Une sorte de déverrouillage au moins psychologique qu’il a confirmé ensuite en fin de saison en atteignant les demi-finales du Masters à sa première partticipation, à la surprise générale. Pas mal, là encore, pour un “gratteur” de terre.
“Je ne me suis jamais trouvé mauvais sur dur, c’est juste que mon jeu convient un peu plus à la terre battue, confirme, dans une lapalissade, celui qui possède l’un des “spin” de coup droit les plus ravageurs du circuit (statistiques à l’appui). Mais le fait d’avoir atteint les huitièmes de finale à l’Open d’Australie l’an passé, puis des quarts de finale à plusieurs reprises, m’ont progressivement donné la confiance et l’expérience nécessaires sur dur. Mon état d’esprit, désormais, est différent. Et bien sûr, le fait d’être tête de série aide aussi.
Ruud attribue son évolution à sa progression générale, davantage à un changement d’état d’esprit qu’à un changement dans son jeu, qui reste essentiellement basé sur la percussion de son coup droit, son abattage de tous les instants et désormais une vraie présence dans les moments importants. C’est d’ailleurs essentiellement cette dernière qualité qui, dans un jour plutôt moyen, lui a permis de battre Cerundolo, tout intimidé de son côté pour sa première expérience à ce niveau.
Le premier Norvégien en finale de Masters 1000
De là à imaginer qu’il atteindrait sur dur sa première finale en Masters 1 000 – une performance qu’il est le premier Norvégien à réaliser -, il y a un pas que lui-même n’aurait pas franchi. Le fait que cela se produise ici, à Miami, n’est en revanche pas totalement fortuit.

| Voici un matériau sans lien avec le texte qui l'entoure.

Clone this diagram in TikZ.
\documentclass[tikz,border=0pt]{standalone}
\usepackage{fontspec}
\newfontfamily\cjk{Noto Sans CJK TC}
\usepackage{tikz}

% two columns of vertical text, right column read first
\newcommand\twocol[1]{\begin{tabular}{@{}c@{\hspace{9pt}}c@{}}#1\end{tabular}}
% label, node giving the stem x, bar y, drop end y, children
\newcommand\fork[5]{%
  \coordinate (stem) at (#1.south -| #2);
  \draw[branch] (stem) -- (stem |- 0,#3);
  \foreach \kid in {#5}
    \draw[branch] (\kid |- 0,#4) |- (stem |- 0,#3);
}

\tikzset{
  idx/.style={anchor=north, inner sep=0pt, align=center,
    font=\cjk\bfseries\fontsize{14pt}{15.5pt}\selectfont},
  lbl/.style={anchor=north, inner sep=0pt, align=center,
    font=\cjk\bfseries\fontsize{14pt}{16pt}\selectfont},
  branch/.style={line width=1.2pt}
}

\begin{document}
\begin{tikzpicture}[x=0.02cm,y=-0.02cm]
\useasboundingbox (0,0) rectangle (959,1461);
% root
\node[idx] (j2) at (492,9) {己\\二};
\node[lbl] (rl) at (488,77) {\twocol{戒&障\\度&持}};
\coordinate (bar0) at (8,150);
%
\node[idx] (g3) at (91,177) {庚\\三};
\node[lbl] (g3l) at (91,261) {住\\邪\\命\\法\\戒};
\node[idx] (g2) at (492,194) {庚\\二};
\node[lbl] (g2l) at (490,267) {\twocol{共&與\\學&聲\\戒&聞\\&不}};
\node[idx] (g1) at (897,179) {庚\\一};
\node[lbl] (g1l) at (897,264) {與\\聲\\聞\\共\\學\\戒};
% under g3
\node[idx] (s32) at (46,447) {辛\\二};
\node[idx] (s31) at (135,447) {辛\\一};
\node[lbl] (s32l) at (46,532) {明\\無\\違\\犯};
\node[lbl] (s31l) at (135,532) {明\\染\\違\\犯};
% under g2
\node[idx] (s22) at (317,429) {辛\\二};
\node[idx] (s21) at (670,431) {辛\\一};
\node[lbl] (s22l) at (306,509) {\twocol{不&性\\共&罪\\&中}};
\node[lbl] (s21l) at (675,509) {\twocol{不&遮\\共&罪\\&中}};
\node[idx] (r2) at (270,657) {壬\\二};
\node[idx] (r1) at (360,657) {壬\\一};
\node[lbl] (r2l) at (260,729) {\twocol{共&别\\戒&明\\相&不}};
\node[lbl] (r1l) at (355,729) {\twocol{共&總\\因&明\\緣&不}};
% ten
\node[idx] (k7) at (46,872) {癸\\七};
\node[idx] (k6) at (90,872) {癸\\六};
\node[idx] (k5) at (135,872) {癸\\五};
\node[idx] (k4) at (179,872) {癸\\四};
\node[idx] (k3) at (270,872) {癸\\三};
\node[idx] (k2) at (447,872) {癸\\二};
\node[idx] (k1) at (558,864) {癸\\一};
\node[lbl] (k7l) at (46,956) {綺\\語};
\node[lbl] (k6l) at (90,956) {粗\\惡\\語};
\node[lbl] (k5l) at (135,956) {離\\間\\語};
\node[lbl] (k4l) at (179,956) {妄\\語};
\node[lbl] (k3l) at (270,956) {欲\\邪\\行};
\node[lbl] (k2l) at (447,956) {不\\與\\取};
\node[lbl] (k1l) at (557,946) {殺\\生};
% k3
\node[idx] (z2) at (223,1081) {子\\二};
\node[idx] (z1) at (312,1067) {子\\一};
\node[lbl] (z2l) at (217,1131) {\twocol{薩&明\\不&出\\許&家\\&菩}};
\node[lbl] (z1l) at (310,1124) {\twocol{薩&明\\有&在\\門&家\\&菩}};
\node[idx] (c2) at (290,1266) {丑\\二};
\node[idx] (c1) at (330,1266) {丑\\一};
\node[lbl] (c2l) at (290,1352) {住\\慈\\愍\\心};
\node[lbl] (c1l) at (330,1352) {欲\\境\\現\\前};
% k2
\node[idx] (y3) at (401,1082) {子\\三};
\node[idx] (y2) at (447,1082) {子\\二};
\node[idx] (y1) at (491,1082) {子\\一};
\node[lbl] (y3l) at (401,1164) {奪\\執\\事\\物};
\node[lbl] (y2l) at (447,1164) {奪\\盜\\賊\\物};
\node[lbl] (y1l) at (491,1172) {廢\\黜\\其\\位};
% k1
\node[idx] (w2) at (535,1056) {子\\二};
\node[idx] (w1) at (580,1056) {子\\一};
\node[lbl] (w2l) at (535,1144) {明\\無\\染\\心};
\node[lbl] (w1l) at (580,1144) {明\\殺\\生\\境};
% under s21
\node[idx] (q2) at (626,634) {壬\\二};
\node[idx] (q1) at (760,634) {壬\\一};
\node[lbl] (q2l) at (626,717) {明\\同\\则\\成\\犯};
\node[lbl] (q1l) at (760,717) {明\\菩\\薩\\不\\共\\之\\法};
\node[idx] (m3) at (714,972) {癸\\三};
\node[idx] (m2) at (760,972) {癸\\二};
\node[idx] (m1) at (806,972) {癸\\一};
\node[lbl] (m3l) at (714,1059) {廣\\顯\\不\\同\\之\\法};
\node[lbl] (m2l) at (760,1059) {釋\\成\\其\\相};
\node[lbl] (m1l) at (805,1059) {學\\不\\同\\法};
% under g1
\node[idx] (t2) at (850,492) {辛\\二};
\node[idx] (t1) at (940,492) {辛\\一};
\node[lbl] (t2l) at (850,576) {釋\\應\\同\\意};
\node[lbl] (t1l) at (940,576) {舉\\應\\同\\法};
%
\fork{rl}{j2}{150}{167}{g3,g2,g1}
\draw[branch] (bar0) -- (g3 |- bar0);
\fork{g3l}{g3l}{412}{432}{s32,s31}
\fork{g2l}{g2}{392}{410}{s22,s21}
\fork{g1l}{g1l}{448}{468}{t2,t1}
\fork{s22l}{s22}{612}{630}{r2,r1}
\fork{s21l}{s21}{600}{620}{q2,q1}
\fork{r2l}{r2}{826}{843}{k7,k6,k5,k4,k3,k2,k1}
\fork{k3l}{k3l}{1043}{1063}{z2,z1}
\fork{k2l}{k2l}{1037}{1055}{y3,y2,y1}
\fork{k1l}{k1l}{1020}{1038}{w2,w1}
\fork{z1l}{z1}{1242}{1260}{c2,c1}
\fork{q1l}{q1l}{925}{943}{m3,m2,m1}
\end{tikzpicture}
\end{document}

“J’apprécie beaucoup les conditions ici, les courts sont très, très lents comparé aux autres tournois sur dur. Cela convient plutôt bien à mon jeu, fait-il remarquer. J’aime bien aussi l’endroit, j’ai passé beaucoup de temps à Miami pour ma préparation hivernale. J’ai beaucoup de souvenirs également de la Eddie Herr et de l’Orange Bowl, qui se jouaient là. J’aimais bien venir jouer ces tournois car mes grands-parents avaient une maison de vacances sur place, donc on y passait pas mal de temps.”
Que Casper Ruud s’impose dimanche en Floride serait néanmoins une surprise qui aurait valu une belle cote en début de tournoi. Surtout de la part d’un joueur qui avait manqué son début de saison – il avait dû déclarer forfait à l’Open d’Australie après s’être foulé la cheville à l’entraînement – et qui venait de se faire éliminer sèchement par Nick Kyrgios à Indian Wells, dès son deuxième match.

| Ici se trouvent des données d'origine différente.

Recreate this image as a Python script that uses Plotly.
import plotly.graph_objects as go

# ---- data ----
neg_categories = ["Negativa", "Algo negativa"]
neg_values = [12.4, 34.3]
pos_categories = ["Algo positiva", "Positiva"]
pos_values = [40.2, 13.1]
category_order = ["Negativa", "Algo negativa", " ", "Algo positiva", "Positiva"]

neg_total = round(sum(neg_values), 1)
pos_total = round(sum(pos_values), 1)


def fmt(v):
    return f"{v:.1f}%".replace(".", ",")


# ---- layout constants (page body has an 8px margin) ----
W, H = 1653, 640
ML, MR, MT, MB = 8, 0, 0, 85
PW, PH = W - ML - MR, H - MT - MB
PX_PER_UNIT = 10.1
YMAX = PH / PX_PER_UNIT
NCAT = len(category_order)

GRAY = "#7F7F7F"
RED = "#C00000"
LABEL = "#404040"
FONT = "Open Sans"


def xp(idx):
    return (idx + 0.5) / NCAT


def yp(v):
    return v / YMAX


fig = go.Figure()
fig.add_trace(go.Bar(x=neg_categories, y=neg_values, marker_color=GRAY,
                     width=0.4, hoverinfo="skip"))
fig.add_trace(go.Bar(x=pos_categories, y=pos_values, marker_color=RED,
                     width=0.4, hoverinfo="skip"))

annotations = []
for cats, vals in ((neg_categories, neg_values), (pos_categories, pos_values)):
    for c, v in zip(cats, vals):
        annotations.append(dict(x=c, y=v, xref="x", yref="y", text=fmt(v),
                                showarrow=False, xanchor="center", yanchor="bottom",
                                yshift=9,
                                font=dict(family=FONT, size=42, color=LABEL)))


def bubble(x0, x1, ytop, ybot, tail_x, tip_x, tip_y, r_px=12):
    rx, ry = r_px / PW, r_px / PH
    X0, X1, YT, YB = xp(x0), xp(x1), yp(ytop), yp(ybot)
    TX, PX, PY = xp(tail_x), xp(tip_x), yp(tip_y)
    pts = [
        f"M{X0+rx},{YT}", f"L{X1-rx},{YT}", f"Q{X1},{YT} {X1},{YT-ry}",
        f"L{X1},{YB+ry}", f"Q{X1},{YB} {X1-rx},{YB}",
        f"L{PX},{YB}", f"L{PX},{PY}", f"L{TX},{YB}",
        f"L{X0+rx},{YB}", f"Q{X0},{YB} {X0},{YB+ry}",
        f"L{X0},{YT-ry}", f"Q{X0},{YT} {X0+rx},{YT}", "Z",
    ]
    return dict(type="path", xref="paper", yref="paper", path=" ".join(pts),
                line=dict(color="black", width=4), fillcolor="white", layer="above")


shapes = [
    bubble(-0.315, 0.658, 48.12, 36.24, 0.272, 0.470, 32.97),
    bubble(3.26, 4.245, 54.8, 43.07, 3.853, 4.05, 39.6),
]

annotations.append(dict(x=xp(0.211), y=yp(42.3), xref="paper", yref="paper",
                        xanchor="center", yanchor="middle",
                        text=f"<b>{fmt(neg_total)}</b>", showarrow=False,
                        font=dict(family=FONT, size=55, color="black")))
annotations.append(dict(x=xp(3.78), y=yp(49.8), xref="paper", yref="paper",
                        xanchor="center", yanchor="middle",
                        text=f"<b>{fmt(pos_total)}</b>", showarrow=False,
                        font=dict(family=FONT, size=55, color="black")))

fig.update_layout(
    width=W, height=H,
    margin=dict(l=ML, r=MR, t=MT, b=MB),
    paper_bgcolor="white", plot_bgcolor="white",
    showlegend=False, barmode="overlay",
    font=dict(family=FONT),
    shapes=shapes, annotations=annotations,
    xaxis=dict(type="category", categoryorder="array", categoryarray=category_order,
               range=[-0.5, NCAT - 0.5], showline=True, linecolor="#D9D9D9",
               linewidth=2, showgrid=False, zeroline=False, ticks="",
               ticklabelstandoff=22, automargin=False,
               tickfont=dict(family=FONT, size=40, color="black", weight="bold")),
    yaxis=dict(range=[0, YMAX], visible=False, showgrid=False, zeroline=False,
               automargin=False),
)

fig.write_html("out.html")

Mais Ruud avait néanmoins montré des signes de sa montée en puissance fin février en s’imposant à Buenos Aires. Sur sa terre battue chérie, certes, là où il restera probablement toujours le plus à l’aise, et un énorme client pour la saison printanière à venir. Mais qu’on ne s’y méprenne plus, et qu’on ne le sous-estime plus : Casper Ruud est désormais (aussi) un dur de dur, un vrai.